Juan K llega al pequeño pueblo de la costa con su hermosa colección de camisas de verano. Alguien consiguió convencerle de que en el pueblo encontrará muchas mujeres hermosas, dispuestas a concederle sus favores. Van a ser siete días pletóricos de amor, piensa. Se instala en una vieja pensión, regentada por un nonagenario que recuerda demasiado a su difunta esposa y una sobrina inquietante que, como suele ocurrir con cierta frecuencia, tiene un ojo más grande que el otro y el tabique nasal bastante desviado hacia la derecha.
Van sucediéndose, uno tras otro, los fracasos amorosos de Juan y mientras tanto, en el sótano de la pensión, las pérfidas hormigas agitan las antenas y se preparan para el ataque final, largamente meditado y anunciado, tal vez, por una mancha circular que la humedad ha dibujado en el techo de su cuarto, justo encima de su cabeza.

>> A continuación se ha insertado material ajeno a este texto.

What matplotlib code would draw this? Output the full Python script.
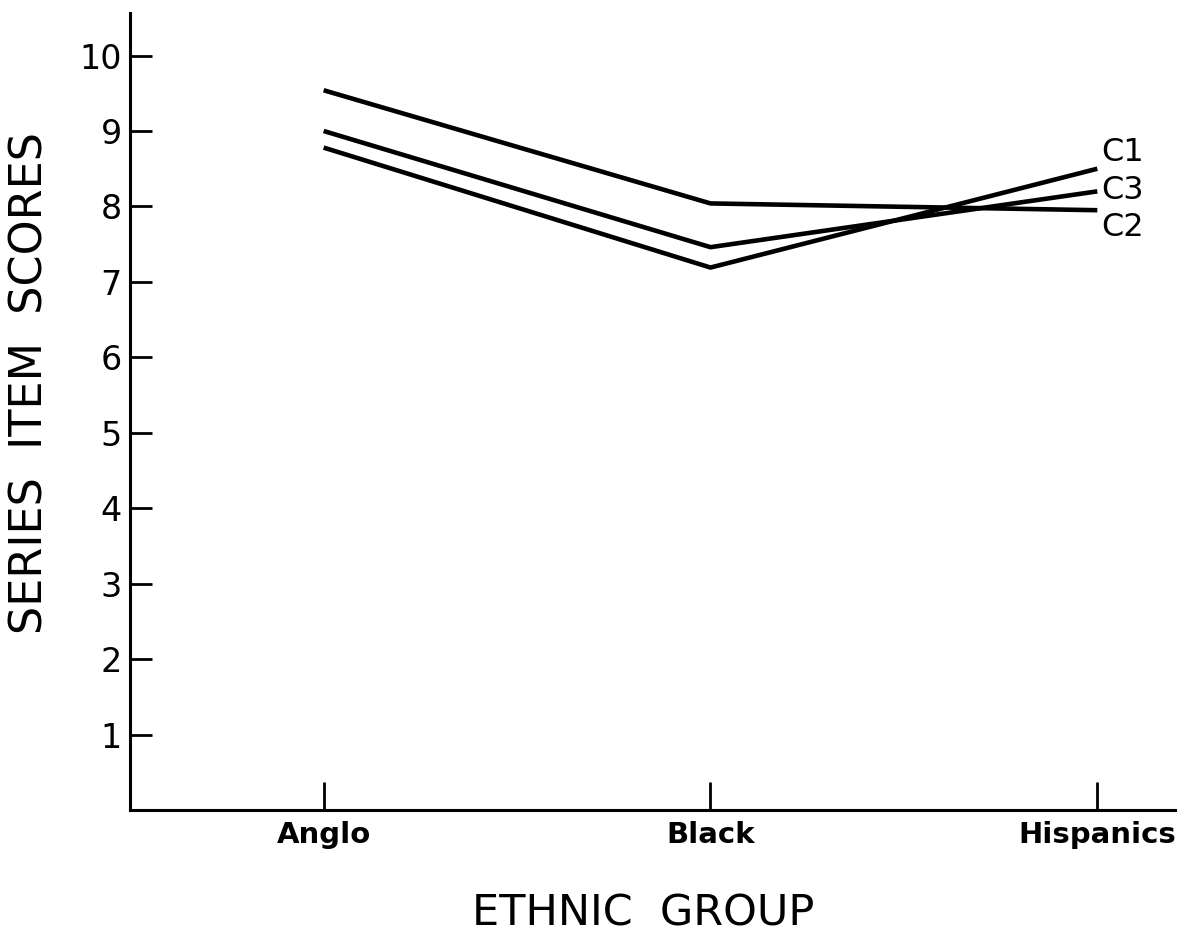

En el comedor, junto al televisor y frente al sillón de mimbre del viejo, hay también una mórbida planta de interior de grandes hojas carnosas, celosa de la sangre de los hombres. Por las noches, cuando piensan que nadie puede oírlas, las hojas intercambian entre sí amenazadoras consignas y anuncian la inmediata venganza de la clorofila.
De poco sirve, pues, que Juan cuelgue amorosamente en el armario sus siete camisas con los siete colores del arco iris. La mancha del techo sigue creciendo y creciendo y, cuando por fin desaparece, es ya demasiado tarde para pensar en componendas de última hora. Todo está ya a punto para su consumación.
Esta última incursión en el «territorio Torneo» entusiasmará de nuevo, sin duda alguna, a sus numerosos y fidelísimos lectores.